Take the smoking and lung capacity dataset of modules 2 and 3 as an example:

We can’t use the AIC to compare a model fitted on the data for girls to a model fitted on the data for boys (to check if the models fit better for girls than for boys).
And we can’t use it to compare the model that used FEV as the outcome with a similar model that used log-FEV as the outcome.
And if we in one model include an additional variable that has some missing values (NA values), the observations with missing values will automatically be excluded in the model-fitting process, so the model with be fitted on a different subset of observations. This again means that can’t compare this model to other models without missing data. (We can fix this latter issue by first creating a dataset that only includes variables that have complete data for all the models that we want to compare.)

Different model-fitting packages might also define the AIC differently (by dropping different sets of constants from the likelihood function). This means that in general, we can’t compare AIC values for models fitted using different model-fitting functions. But it’s always safe to compare models fitting using glmmTMB().

A different predictor

We said earlier that periods of negative SOI values might ‘predict’ reduced rainfall. The quilpie dataset also includes a variable Phase that summarises the SOI pattern seen during the previous few months (including July itself).

Exercise 11

Plot the July rainfall against the SOI phase.

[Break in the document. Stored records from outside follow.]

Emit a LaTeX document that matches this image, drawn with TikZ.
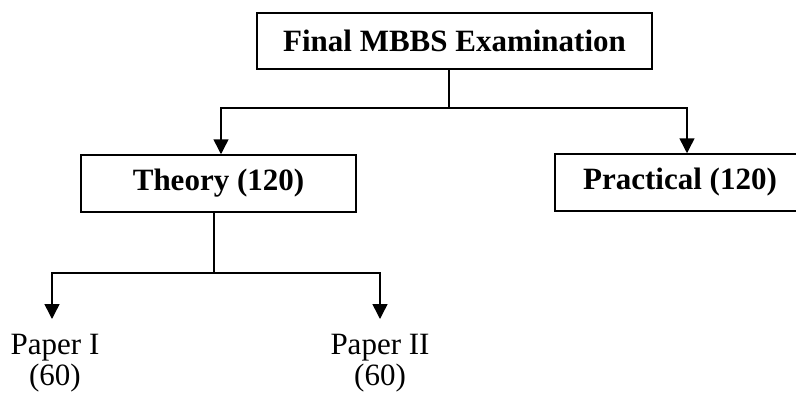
\documentclass[tikz,border=0pt]{standalone}
\usepackage{fontspec}
\setmainfont{Liberation Serif}
\usetikzlibrary{arrows.meta}
\begin{document}
\begin{tikzpicture}[x=1pt,y=-1pt,
  line width=1.5pt,
  box/.style={draw, line width=1.5pt, inner sep=0pt, font=\fontsize{31}{31}\selectfont\bfseries},
  leaf/.style={inner sep=0pt, align=center, font=\fontsize{31}{31}\selectfont},
  arr/.style={-{Triangle[length=15pt,width=15pt]}}]
\useasboundingbox (0,0) rectangle (796,394);
\node[box, minimum width=395pt, minimum height=56pt] (top) at (454.5,41) {Final MBBS Examination};
\node[box, minimum width=275pt, minimum height=57pt] (theory) at (218.5,183.5) {Theory (120)};
\node[box, minimum width=250pt, minimum height=57pt] (practical) at (680,182.5) {Practical (120)};
\node[leaf, anchor=north] (p1) at (55,333) {Paper I\\(60)};
\node[leaf, anchor=north] (p2) at (380,333) {Paper II\\(60)};
\coordinate (j1) at (449,108);
\coordinate (j2) at (214,273);
\coordinate (a1) at (52,319);
\coordinate (a2) at (380,319);
\draw (top.south -| j1) -- (j1);
\draw[arr] (j1) -| ([xshift=2.5pt]theory.north);
\draw[arr] (j1) -| ([xshift=7pt]practical.north);
\draw (theory.south -| j2) -- (j2);
\draw[arr] (j2) -| (a1);
\draw[arr] (j2) -| (a2);
\end{tikzpicture}
\end{document}
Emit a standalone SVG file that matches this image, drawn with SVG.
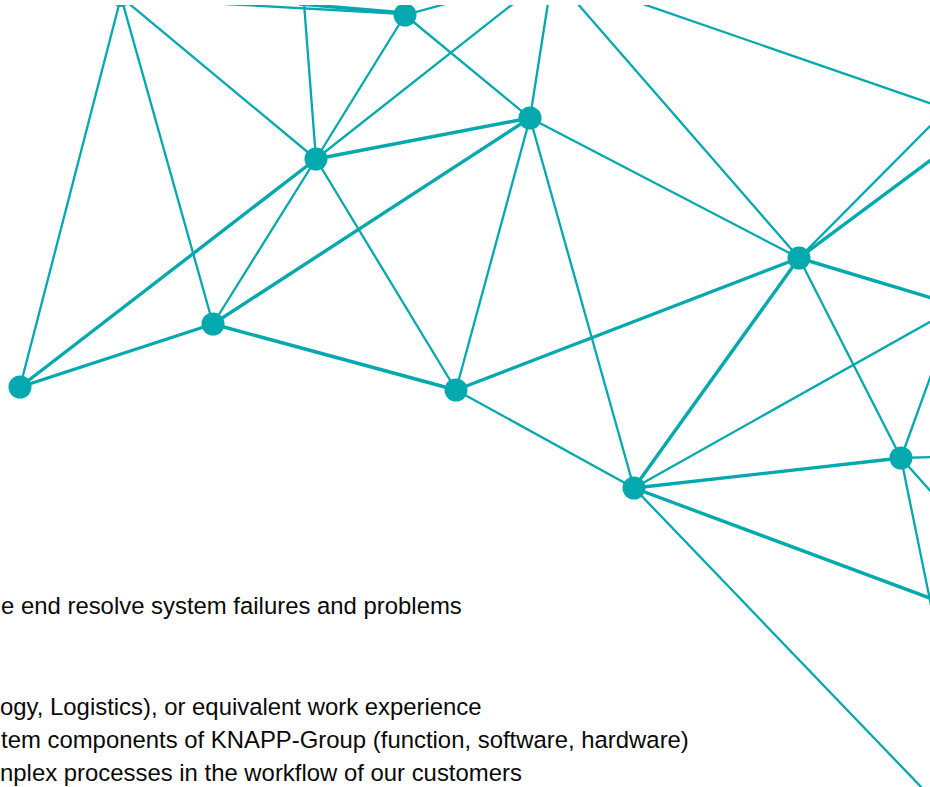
<svg xmlns="http://www.w3.org/2000/svg" width="930" height="787" viewBox="0 0 930 787">
<style>
.e{stroke:#03A9AF;stroke-width:2.3;stroke-linecap:round;fill:none}
.t{stroke-width:3.4}
.n{fill:#03A9AF}
.txt{font-family:"Liberation Sans",Arial,sans-serif;font-size:23.9px;fill:#0a0a0a}
</style>
<defs>
<clipPath id="clip"><rect x="0" y="5" width="930" height="782"/></clipPath>
</defs>
<rect width="930" height="787" fill="#fff"/>
<g clip-path="url(#clip)">
<g id="connectors">
<line class="e" x1="121" y1="-3" x2="20" y2="387"/>
<line class="e" x1="121" y1="-3" x2="213" y2="324"/>
<line class="e" x1="121" y1="-3" x2="316" y2="159"/>
<line class="e" x1="225" y1="4" x2="405" y2="14"/>
<line class="e t" x1="300" y1="4" x2="405" y2="13"/>
<line class="e" x1="304" y1="3" x2="316" y2="159"/>
<line class="e" x1="405" y1="15" x2="316" y2="159"/>
<line class="e" x1="405" y1="15" x2="530" y2="118"/>
<line class="e" x1="405" y1="15" x2="449" y2="3"/>
<line class="e t" x1="316" y1="159" x2="530" y2="118"/>
<line class="e" x1="316" y1="159" x2="514" y2="3"/>
<line class="e t" x1="213" y1="324" x2="530" y2="118"/>
<line class="e t" x1="20" y1="387" x2="316" y2="159"/>
<line class="e t" x1="20" y1="387" x2="213" y2="324"/>
<line class="e" x1="213" y1="324" x2="316" y2="159"/>
<line class="e t" x1="213" y1="324" x2="456" y2="390"/>
<line class="e" x1="316" y1="159" x2="456" y2="390"/>
<line class="e" x1="530" y1="118" x2="548" y2="3"/>
<line class="e" x1="530" y1="118" x2="799" y2="258"/>
<line class="e" x1="530" y1="118" x2="456" y2="390"/>
<line class="e" x1="530" y1="118" x2="634" y2="488"/>
<line class="e t" x1="456" y1="390" x2="799" y2="258"/>
<line class="e" x1="456" y1="390" x2="634" y2="488"/>
<line class="e" x1="577" y1="3" x2="799" y2="258"/>
<line class="e" x1="640" y1="3" x2="935" y2="105"/>
<line class="e" x1="799" y1="258" x2="935" y2="121"/>
<line class="e t" x1="799" y1="258" x2="935" y2="157"/>
<line class="e t" x1="799" y1="258" x2="935" y2="299"/>
<line class="e t" x1="799" y1="258" x2="634" y2="488"/>
<line class="e" x1="799" y1="258" x2="901" y2="458"/>
<line class="e" x1="634" y1="488" x2="935" y2="319"/>
<line class="e t" x1="634" y1="488" x2="901" y2="458"/>
<line class="e t" x1="634" y1="488" x2="935" y2="600"/>
<line class="e" x1="634" y1="488" x2="924" y2="790"/>
<line class="e" x1="901" y1="458" x2="935" y2="364"/>
<line class="e" x1="901" y1="458" x2="935" y2="457"/>
<line class="e" x1="901" y1="458" x2="935" y2="496"/>
<line class="e" x1="901" y1="458" x2="932" y2="610"/>
</g>
<g id="nA"><circle class="n" cx="121" cy="-3" r="10"/></g>
<g id="nB"><circle class="n" cx="405" cy="15" r="11.5"/></g>
<g id="nC"><circle class="n" cx="316" cy="159" r="11.5"/></g>
<g id="nD"><circle class="n" cx="530" cy="118" r="11.5"/></g>
<g id="nE"><circle class="n" cx="213" cy="324" r="11.5"/></g>
<g id="nF"><circle class="n" cx="20" cy="387" r="11.5"/></g>
<g id="nG"><circle class="n" cx="456" cy="390" r="11.5"/></g>
<g id="nH"><circle class="n" cx="799" cy="258" r="11.5"/></g>
<g id="nI"><circle class="n" cx="634" cy="488" r="11.5"/></g>
<g id="nJ"><circle class="n" cx="901" cy="458" r="11.5"/></g>
</g>
<g id="text">
<text class="txt" x="1" y="614">e end resolve system failures and problems</text>
<text class="txt" x="0" y="715">ogy, Logistics), or equivalent work experience</text>
<text class="txt" x="1" y="748">tem components of KNAPP-Group (function, software, hardware)</text>
<text class="txt" x="0" y="781">nplex processes in the workflow of our customers</text>
</g>
</svg>
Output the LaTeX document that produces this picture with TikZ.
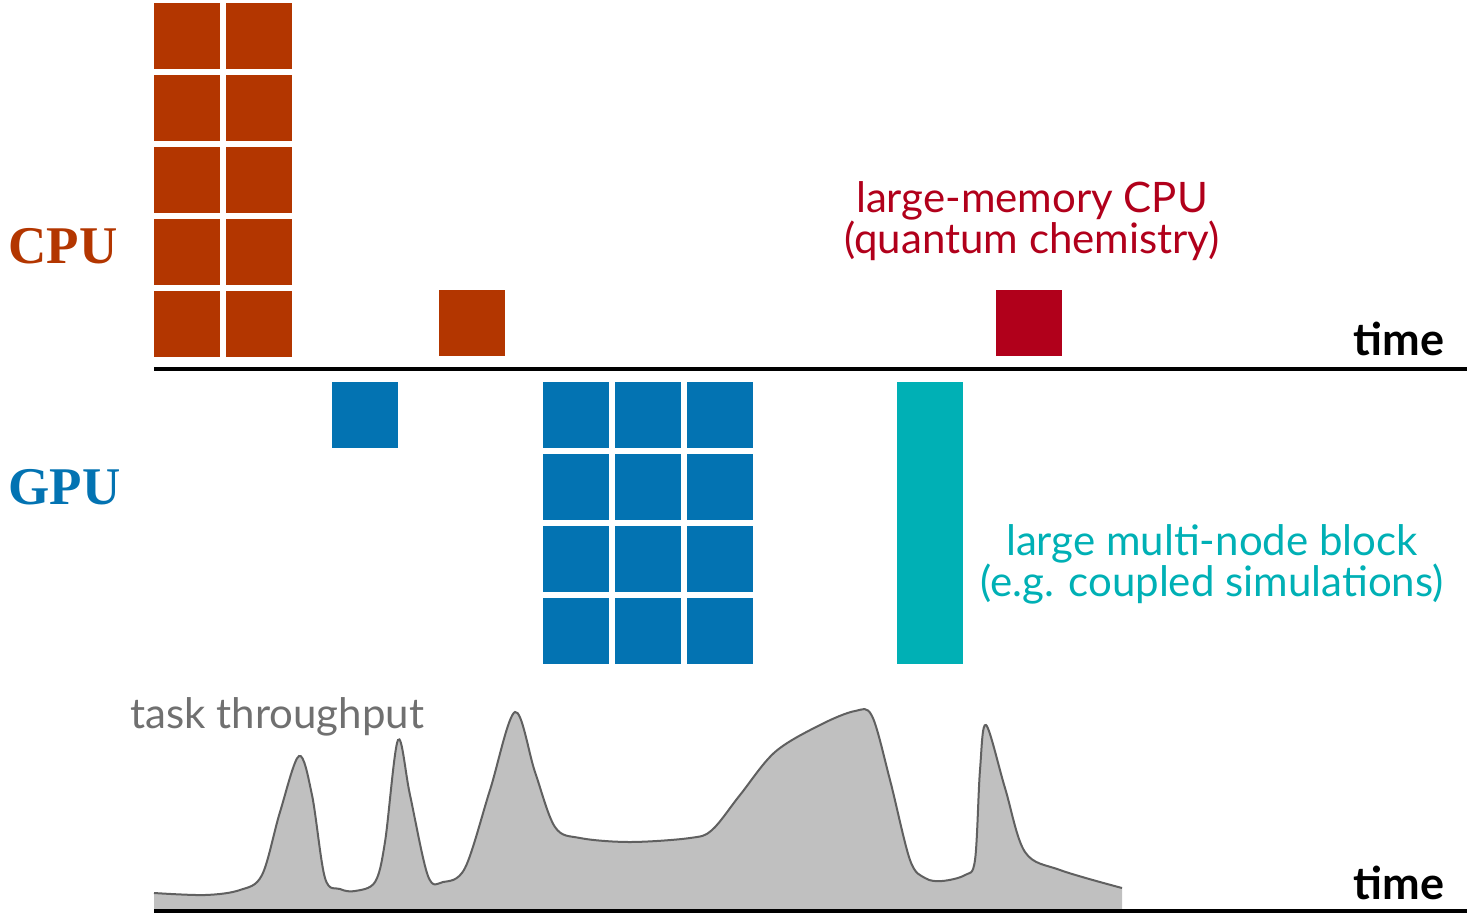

Does the SOI phase seem to predict the July rainfall?

(We here use the term ‘predict’ loosely, as the SOI is partly based on data from the same month.)

Hint: To avoid overplotting, you might find the position_jitter() function from the module 2 exercises useful.

Exercise 12

Fit a Tweedie model with SOI phase as the only predictor variable. Call the model mod_phase. Show the summary() output.

Hint: Since Phase is numeric, you have to convert it to a factor first. See earlier modules (e.g., module 2) for the syntax.

Exercise 13

Based on the AIC, does the model using the SOI in July (mod_quad) or the SOI trend (mod_phase) best fit the data?

Exercise 14

Plot the DHARMa residuals for the mod_phase model. Does the model seem to fit the data?

Temporal correlation (autocorrelation)

Our data have been recorded over time, so they are really time series data. This means that the important assumption that the individual observations are independent might not be fulfilled.

This will be a problem even for the simple model without any predictors! We can test for temporal correlation (autocorrelation) using a different function in the DHARMa package:

sim_resids = simulateResiduals(mod)
testTemporalAutocorrelation(mod, quilpie$Year)


    Durbin-Watson test

data:  simulationOutput$scaledResiduals ~ 1
DW = 2.4628, p-value = 0.05212
alternative hypothesis: true autocorrelation is not 0

The low P-value indicates that we may have some autocorrelation (mostly at lag 1, which means that the July data for one year is correlated with July data for the previous year, but not really with data from two years ago).

If the autocorrelation is caused by a trend (e.g., increasing or decreasing rainfall over time), it might help just adding Year as a predictor (here, it doesn’t). Adding other predictors might also help.

If adding more predictors doesn’t help, we might have to add a correlation structure that takes autocorrelation into account. This can get complicated, but one way of doing this is briefly mentioned in the videos for module 6.

Note

The take-home message is: Whenever we have data that is measured over time, autocorrelation might be a problem. Test for it using the testTemporalAutocorrelation() function. And if there’s autocorrelation, try to fix it.

The End

Thanks for finishing all of these exercises – phew! 😃

Now go out and fit glmmTMB models to your own data!